Sólo lo común nos salvará a todos: política (honesta) frente al odio Jesús Maraña
Dame un enemigo y salvaré la patria
Probablemente todo empezó con Jordi Pujol. Probablemente todo empezó con el asunto de la Banca Catalana y saltó por los aires cuando al antiguo hombre noble convertido en apestado se le negó la impunidad que reclamaba a cambio de hacer saltar por los aires el Estado.
También es verdad que el problema catalán y las obligaciones a las que someten a sus ciudadanos las cuestiones identitarias vienen de los años veinte, como mínimo. No hay más que leer lo que escribió al respecto Josep Pla, quien decía que si él hubiera sido inglés, alemán o ciudadano de las islas Canarias o Málaga, habría sido violentamente antinacionalista, pero que como era catalán, no tenía más remedio que ser justo lo contrario.

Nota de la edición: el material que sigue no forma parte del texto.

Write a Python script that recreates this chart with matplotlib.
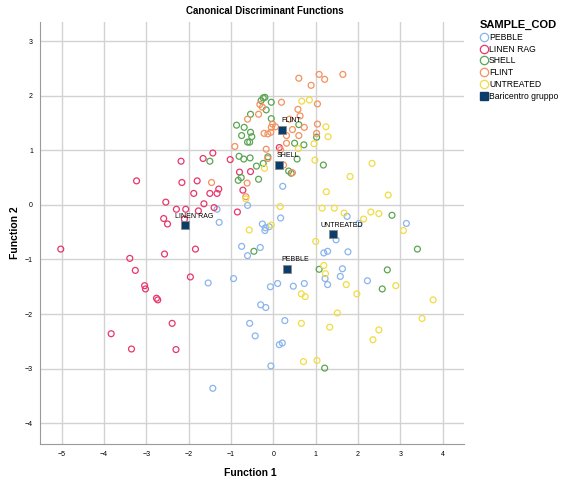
import numpy as np
from matplotlib import pyplot as plt
from matplotlib.lines import Line2D

plt.rcParams['font.family'] = ['Liberation Sans', 'DejaVu Sans']

# group names and colours
groups = ["PEBBLE", "LINEN RAG", "SHELL", "FLINT", "UNTREATED"]
colors = ["#8ab4ee", "#e8366a", "#5aa552", "#f4915f", "#f1dc44"]

pebble = [(-1.33, -0.08), (-1.28, -0.32), (-0.61, -0.01), (-0.26, -0.35), (-0.19, -0.42),
          (-0.20, -0.47), (-0.75, -0.76), (-0.61, -0.93), (-0.31, -0.78), (-1.54, -1.43),
          (-0.94, -1.35), (-0.30, -1.83), (-0.18, -1.88), (-0.56, -2.17), (-0.43, -2.40),
          (-0.06, -2.95), (-1.43, -3.36), (-0.07, -1.50), (0.22, 0.34), (0.17, -0.24),
          (1.74, -0.21), (2.02, -0.34), (3.14, -0.34), (1.48, -0.64), (1.19, -0.88),
          (1.28, -0.85), (1.76, -0.86), (1.63, -1.17), (1.58, -1.31), (1.22, -1.35),
          (1.28, -1.46), (2.22, -1.39), (0.10, -1.44), (0.47, -1.49), (0.73, -1.44),
          (0.27, -2.12), (0.14, -2.56), (0.21, -2.53), (-0.10, -0.40)]
linen_rag = [(-3.23, 0.44), (-2.18, 0.80), (-2.16, 0.41), (-1.80, 0.44), (-1.66, 0.85),
             (-1.43, 0.95), (-1.02, 0.83), (-1.88, 0.21), (-1.50, 0.21), (-1.33, 0.21),
             (-1.29, 0.29), (-1.64, 0.02), (-2.54, 0.05), (-0.80, 0.60), (-0.54, 0.61),
             (-0.72, 0.27), (-0.85, -0.13), (-2.29, -0.08), (-2.07, -0.08), (-1.40, -0.05),
             (-1.77, -0.11), (-2.59, -0.25), (-2.50, -0.35), (-2.10, -0.26), (-5.02, -0.81),
             (-3.39, -0.98), (-3.26, -1.20), (-3.04, -1.48), (-3.02, -1.54), (-2.76, -1.71),
             (-2.73, -1.74), (-2.57, -0.90), (-1.84, -0.81), (-1.96, -1.32), (-2.39, -2.17),
             (-3.83, -2.36), (-3.35, -2.64), (-2.30, -2.65), (0.14, 1.05)]
shell = [(-1.50, 0.80), (-0.87, 1.46), (-0.69, 1.42), (-0.75, 1.27), (-0.54, 1.33),
         (-0.51, 1.25), (-0.61, 1.15), (-0.56, 1.15), (-0.54, 1.66), (-0.29, 1.91),
         (-0.24, 1.96), (-0.20, 1.97), (-0.17, 1.74), (-0.81, 0.89), (-0.70, 0.84),
         (-0.55, 0.86), (-0.40, 0.71), (-0.76, 0.50), (-0.83, 0.45), (-0.35, 0.47),
         (-0.13, 0.88), (-0.05, 1.58), (-0.05, 1.88), (0.60, 1.47), (1.02, 1.24),
         (0.50, 1.13), (0.72, 1.10), (0.56, 0.84), (-0.24, 0.76), (1.18, 0.73),
         (0.36, 0.62), (0.42, 0.58), (2.80, -0.19), (-0.46, -0.85), (3.40, -0.81),
         (1.08, -1.18), (2.69, -1.19), (2.57, -1.54), (1.21, -2.99)]
flint = [(-0.91, 1.07), (-0.61, 1.57), (-0.35, 1.66), (-0.32, 1.84), (-0.26, 1.79),
         (-0.22, 1.31), (-0.13, 1.30), (-0.06, 1.33), (-0.17, 1.02), (-0.13, 0.85),
         (-0.62, 0.40), (-1.46, 0.41), (-0.65, 0.15), (0.60, 2.32), (1.08, 2.39),
         (1.21, 2.30), (1.64, 2.39), (0.89, 2.19), (0.19, 1.88), (1.04, 1.85),
         (0.58, 1.75), (0.63, 1.63), (0.38, 1.57), (-0.02, 1.48), (-0.05, 1.42),
         (0.05, 1.43), (0.45, 1.38), (0.73, 1.42), (1.04, 1.48), (1.02, 1.31),
         (0.31, 1.27), (0.60, 1.27), (0.31, 1.13), (0.17, 1.01), (0.24, 0.73),
         (0.45, 0.59)]
untreated = [(-0.21, 0.67), (-0.65, 0.11), (-0.57, -0.46), (0.67, 1.90), (0.85, 1.92),
             (1.24, 1.43), (1.29, 1.25), (0.96, 1.12), (0.59, 1.03), (0.98, 0.82),
             (2.33, 0.76), (1.81, 0.52), (1.25, 0.24), (2.71, 0.18), (0.16, -0.03),
             (1.15, -0.06), (1.44, -0.06), (1.67, -0.15), (2.30, -0.13), (2.49, -0.16),
             (2.13, -0.26), (3.07, -0.47), (-0.05, -0.37), (1.00, -0.67), (1.19, -1.11),
             (1.23, -1.26), (1.72, -1.46), (1.97, -1.63), (2.89, -1.48), (3.77, -1.74),
             (0.66, -1.63), (0.75, -1.68), (1.51, -1.98), (3.51, -2.08), (0.66, -2.17),
             (1.33, -2.24), (2.49, -2.29), (2.35, -2.47), (0.71, -2.87), (1.03, -2.85)]

centroid_x = [0.31, -2.09, 0.14, 0.20, 1.41]
centroid_y = [-1.17, -0.37, 0.73, 1.38, -0.54]

fig = plt.figure(figsize=(5.61, 4.86), dpi=100)
ax = fig.add_axes([40/561, 1-444/486, 424/561, 422/486])

for pts, c in zip([pebble, linen_rag, shell, flint, untreated], colors):
    p = np.array(pts)
    ax.scatter(p[:, 0], p[:, 1], s=18, facecolors='none', edgecolors=c, linewidths=0.9, zorder=3)

# group centroids
ax.scatter(centroid_x, centroid_y, marker='s', s=32, color='#0b3d6b',
           edgecolors='#8c8c8c', linewidths=0.6, zorder=4)
for name, cx, cy in zip(groups, centroid_x, centroid_y):
    ax.annotate(name, (cx, cy), xytext=(6.5, 4.0), textcoords='offset points',
                ha='center', va='bottom', fontsize=5, zorder=5)

ax.set_xlim(-5.51, 4.5)
ax.set_ylim(-4.38, 3.35)
ax.set_xticks(range(-5, 5))
ax.set_yticks(range(-4, 4))
ax.grid(True, color='#d2d2d2', linewidth=1.0)
ax.set_axisbelow(True)
ax.tick_params(length=0, labelsize=5, pad=5)
for s in ['top', 'right']:
    ax.spines[s].set_visible(False)
for s in ['left', 'bottom']:
    ax.spines[s].set_color('#9a9a9a')

ax.set_xlabel("Function 1", fontsize=7.5, fontweight='bold', va='center')
ax.set_ylabel("Function 2", fontsize=7.5, fontweight='bold', va='center')
ax.xaxis.set_label_coords((250 - 40) / 424, -(473 - 444) / 422)
ax.yaxis.set_label_coords(-(40 - 15) / 424, 0.5)
fig.text(265/561, 1-11/486, "Canonical Discriminant Functions", ha='center', va='center',
         fontsize=7, fontweight='bold')

handles = [Line2D([], [], marker='o', linestyle='none', markerfacecolor='none',
                  markeredgecolor=c, markersize=6, markeredgewidth=0.9) for c in colors]
handles.append(Line2D([], [], marker='s', linestyle='none', color='#0b3d6b', markersize=5.5))
leg = fig.legend(handles, groups + ["Baricentro gruppo"], loc='upper left',
                 bbox_to_anchor=(474/561, 1-14/486), frameon=False, fontsize=6.2,
                 title="SAMPLE_COD", title_fontproperties={'weight': 'bold', 'size': 8},
                 handletextpad=0.05, labelspacing=0.32, handlelength=1.0, borderpad=0.2)
leg._legend_box.align = 'left'

fig.savefig("out.png", dpi=100)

El caso es que la cuestión catalana y su encaje en el resto del país ha seguido teniendo, antes y ahora, un peso a ratos difícilmente soportable en la política española. Y, además, ha ido saltando de personaje en personaje ambiguo, y todos ellos complicados, hasta llegar a Carles Puigdemont, que a día de hoy se ha convertido en dos piedras en los zapatos del Gobierno y de sus propios supuestos compañeros del independentismo, tal vez porque formaba con ellos un matrimonio de conveniencia y porque a unos y otros les separaban profundas diferencias ideológicas.
El partido del que proviene Puigdemont, Convergencia, era la derecha catalana de toda la vida, muy parecida a la del resto de la nación y con problemas similares: quizá la gente ha olvidado que, poco antes de la declaración de independencia, de tres segundos, a Artur Mas había que llevarlo al Parlament en helicóptero para que así esquivase las concentraciones de trabajadores furiosos con él por sus recortes. En un abrir y cerrar de ojos, sin embargo, él y los suyos se volvieron separatistas de toda la vida. Es más, trataron de imponer sus convicciones y aspiraciones ilegítimas, o al menos ilegales, en lugar de defenderlas y razonarlas democráticamente y ateniéndose a las reglas del juego de la convivencia.
El PP forcejea para resucitar el proceso por la misma razón que contra Franco vivían mejor algunos: necesitan un enemigo del que salvar a la patria
Ahora, un indudable constitucionalista como Salvador Illa va a ser presidente, con el apoyo de Esquerra Republicana de Cataluña, y se produce la paradoja, otra más en el Partido Popular, de que para eso en la calle de Génova se les ha olvidado lo de la Constitución y demás. Que el PSOE ha tenido que hacer a sus socios concesiones que a muchos pueden resultarles intolerables -o intolerable que lo hagan otros en lugar de hacerlo ellos-, se entiende perfectamente. Quienes las critican están en su derecho y tienen sus argumentos.
Y en esto, Puigdemont, que aseguró que se retiraría de la política si no ganaba las elecciones, no las ganó y ahí sigue; que después advirtió al presidente Sánchez que rompería sus acuerdos si no era investido, por mucho que no tenga, ni de lejos, los votos necesarios para exigir semejante cosa; ahora asegura que va a volver a España para la sesión de investidura de Illa y que, al fin, está dispuesto a ejercer de mártir y ser detenido por las causas que pesan contra él. Sin duda, es un personaje incómodo para todos y también para su propio partido.
Por su parte, el Partido Popular forcejea para resucitar el proceso por la misma razón que contra Franco vivían mejor algunos: necesitan un enemigo del que salvar a la patria. Y en el fondo, todo sigue igual. Y esa es la mala noticia. La peor es que ahora hay una ultraderecha que también tiene algunas cartas de esa baraja. Un peligro, sin duda.